Understanding the causes of war in Israel and Palestine requires looking at the cycle of trauma. It’s not just "ancient hatred." It’s modern, political, and very much about tangible things like water rights, building permits, and security cameras.

If you want to understand the current state of play, stop looking for "good guys" and "bad guys" for a second. Look at the incentives. Currently, the "spoiler" groups on both sides—the ones who want all the land for themselves—have all the momentum. The moderates have been sidelined by decades of failed promises.


Actionable steps for staying informed

To get a clearer picture of this conflict without falling into the trap of mindless propaganda, you should actively change how you consume the news.

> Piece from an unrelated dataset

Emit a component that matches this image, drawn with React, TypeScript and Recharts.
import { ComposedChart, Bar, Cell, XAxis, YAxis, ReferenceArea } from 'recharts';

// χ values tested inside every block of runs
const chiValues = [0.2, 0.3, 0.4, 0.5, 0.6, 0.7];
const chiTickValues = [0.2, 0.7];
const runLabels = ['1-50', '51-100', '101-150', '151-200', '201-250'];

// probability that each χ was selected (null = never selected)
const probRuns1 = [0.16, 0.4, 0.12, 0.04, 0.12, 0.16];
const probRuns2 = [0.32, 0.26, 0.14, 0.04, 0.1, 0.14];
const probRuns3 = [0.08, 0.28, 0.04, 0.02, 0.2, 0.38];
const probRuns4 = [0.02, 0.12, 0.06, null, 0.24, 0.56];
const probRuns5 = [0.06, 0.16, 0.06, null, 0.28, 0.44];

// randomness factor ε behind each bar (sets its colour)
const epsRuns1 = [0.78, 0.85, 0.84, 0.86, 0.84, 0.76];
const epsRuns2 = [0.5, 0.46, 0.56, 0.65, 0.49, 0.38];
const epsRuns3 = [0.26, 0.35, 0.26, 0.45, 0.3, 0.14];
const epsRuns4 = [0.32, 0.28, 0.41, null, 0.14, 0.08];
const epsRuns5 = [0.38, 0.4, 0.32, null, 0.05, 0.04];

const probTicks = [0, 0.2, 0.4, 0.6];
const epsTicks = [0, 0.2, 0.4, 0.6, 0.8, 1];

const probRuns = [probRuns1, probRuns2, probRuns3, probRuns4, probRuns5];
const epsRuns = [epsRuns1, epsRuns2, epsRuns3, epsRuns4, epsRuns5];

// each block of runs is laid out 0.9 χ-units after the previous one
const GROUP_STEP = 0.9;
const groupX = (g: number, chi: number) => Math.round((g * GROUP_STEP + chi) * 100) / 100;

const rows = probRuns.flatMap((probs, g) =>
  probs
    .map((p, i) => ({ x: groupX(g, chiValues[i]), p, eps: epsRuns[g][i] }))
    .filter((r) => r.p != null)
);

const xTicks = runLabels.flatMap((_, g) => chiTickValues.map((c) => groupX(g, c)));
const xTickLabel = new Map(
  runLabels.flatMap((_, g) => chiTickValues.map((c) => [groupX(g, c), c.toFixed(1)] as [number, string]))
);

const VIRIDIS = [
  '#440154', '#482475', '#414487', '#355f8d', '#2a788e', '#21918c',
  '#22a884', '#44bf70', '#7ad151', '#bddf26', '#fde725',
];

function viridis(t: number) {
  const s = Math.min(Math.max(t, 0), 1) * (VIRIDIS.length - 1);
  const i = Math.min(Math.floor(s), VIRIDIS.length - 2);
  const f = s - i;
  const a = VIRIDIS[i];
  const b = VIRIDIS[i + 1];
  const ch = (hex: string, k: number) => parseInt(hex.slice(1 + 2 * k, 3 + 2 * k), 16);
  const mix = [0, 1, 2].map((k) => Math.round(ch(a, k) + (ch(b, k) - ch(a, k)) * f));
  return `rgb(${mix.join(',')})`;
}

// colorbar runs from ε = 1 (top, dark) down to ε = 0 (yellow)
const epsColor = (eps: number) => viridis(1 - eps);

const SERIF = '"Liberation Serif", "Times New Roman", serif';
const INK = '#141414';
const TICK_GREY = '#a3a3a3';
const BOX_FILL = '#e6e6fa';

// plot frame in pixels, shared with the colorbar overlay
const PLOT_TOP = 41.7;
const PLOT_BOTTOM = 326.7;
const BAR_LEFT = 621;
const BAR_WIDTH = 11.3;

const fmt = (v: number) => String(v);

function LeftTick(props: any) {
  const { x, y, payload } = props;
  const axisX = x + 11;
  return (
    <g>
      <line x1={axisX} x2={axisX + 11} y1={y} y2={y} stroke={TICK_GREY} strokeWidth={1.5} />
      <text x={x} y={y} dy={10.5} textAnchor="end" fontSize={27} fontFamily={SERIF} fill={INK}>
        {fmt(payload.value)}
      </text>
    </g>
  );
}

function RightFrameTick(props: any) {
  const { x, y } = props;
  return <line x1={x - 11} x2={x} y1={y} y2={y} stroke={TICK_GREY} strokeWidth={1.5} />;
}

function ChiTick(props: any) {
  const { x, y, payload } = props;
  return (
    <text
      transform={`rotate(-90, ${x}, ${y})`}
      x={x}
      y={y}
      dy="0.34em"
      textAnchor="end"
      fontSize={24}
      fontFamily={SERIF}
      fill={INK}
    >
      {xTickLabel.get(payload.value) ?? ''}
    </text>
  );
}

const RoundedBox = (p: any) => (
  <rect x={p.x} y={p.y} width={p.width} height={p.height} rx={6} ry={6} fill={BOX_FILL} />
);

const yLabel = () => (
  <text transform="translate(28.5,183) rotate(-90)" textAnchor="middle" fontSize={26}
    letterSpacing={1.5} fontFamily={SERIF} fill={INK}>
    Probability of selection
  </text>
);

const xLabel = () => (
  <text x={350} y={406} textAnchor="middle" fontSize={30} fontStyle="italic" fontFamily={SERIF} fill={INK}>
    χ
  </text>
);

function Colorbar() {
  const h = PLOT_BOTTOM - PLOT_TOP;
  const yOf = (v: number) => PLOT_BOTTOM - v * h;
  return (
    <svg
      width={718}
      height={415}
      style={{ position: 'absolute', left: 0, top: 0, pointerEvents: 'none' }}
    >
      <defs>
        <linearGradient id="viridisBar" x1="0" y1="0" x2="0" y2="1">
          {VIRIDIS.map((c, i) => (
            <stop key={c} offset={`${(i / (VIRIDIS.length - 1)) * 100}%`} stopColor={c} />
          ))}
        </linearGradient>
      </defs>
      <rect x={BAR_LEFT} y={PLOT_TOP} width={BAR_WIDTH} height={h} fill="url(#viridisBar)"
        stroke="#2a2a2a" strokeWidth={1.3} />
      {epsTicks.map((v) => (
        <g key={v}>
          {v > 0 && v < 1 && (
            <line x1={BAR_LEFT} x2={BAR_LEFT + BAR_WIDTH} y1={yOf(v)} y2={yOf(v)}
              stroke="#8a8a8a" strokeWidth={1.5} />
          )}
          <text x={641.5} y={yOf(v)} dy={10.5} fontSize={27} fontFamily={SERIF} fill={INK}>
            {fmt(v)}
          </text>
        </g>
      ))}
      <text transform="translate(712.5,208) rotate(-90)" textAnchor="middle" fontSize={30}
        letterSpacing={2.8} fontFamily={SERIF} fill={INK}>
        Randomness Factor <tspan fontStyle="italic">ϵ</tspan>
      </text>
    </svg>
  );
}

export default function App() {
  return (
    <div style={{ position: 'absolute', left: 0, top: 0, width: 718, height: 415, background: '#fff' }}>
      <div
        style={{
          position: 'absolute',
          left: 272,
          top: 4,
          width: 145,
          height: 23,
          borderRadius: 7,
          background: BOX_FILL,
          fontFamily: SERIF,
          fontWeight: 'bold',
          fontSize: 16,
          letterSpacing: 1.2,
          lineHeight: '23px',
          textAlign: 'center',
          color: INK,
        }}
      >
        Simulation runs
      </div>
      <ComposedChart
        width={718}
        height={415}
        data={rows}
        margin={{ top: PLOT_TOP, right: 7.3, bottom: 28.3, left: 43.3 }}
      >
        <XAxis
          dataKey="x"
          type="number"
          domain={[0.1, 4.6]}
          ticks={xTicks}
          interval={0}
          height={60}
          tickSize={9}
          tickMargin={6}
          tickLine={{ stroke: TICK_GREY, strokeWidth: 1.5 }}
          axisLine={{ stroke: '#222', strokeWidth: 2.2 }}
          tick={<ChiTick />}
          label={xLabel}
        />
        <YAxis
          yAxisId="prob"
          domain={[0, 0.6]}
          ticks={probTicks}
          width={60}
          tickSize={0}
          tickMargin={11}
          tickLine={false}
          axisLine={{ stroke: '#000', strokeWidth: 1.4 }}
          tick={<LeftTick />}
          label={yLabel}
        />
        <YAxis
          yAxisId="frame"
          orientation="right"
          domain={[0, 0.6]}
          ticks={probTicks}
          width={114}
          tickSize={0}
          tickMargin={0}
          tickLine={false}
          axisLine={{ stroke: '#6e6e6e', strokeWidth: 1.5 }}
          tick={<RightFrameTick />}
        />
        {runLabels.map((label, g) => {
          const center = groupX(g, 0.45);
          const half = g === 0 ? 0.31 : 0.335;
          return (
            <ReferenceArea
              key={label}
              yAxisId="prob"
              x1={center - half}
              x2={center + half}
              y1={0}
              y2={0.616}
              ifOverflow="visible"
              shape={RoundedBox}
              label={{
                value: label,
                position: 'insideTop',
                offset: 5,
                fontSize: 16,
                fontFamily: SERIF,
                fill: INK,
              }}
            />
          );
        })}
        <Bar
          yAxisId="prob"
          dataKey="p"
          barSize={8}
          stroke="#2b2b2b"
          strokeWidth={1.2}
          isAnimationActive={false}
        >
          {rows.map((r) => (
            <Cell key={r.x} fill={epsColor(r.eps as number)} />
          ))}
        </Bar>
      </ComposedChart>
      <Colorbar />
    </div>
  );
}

  • Read local sources from both sides: Don't just rely on Western media. Look at Haaretz (left-leaning Israeli), The Times of Israel (center-right), and Al Jazeera or Wafa (Palestinian perspectives). Seeing how the same event is reported differently is eye-opening.
  • Study the maps: Go to Google Earth and look at the West Bank. Look at the "Green Line." Seeing the physical proximity of these towns explains why security is such an obsession for Israelis and why movement is such a struggle for Palestinians.
  • Follow human rights monitors: Groups like B'Tselem (Israeli) and Al-Haq (Palestinian) document specific incidents on the ground. They provide the "boring" but vital data that doesn't always make the headlines.
  • Avoid "Infographic Activism": If a 10-slide Instagram post makes the conflict seem simple, it's lying to you. Seek out long-form books like The Lemon Tree by Sandy Tolan or Side by Side: Parallel Histories of Israel-Palestine to understand the competing narratives.

The conflict isn't going to end tomorrow. But the first step to any kind of solution is realizing that both sides are operating out of a profound sense of insecurity and a very real history of loss. Ignoring one side's pain doesn't make the other side's claim any stronger; it just ensures the war continues for another generation.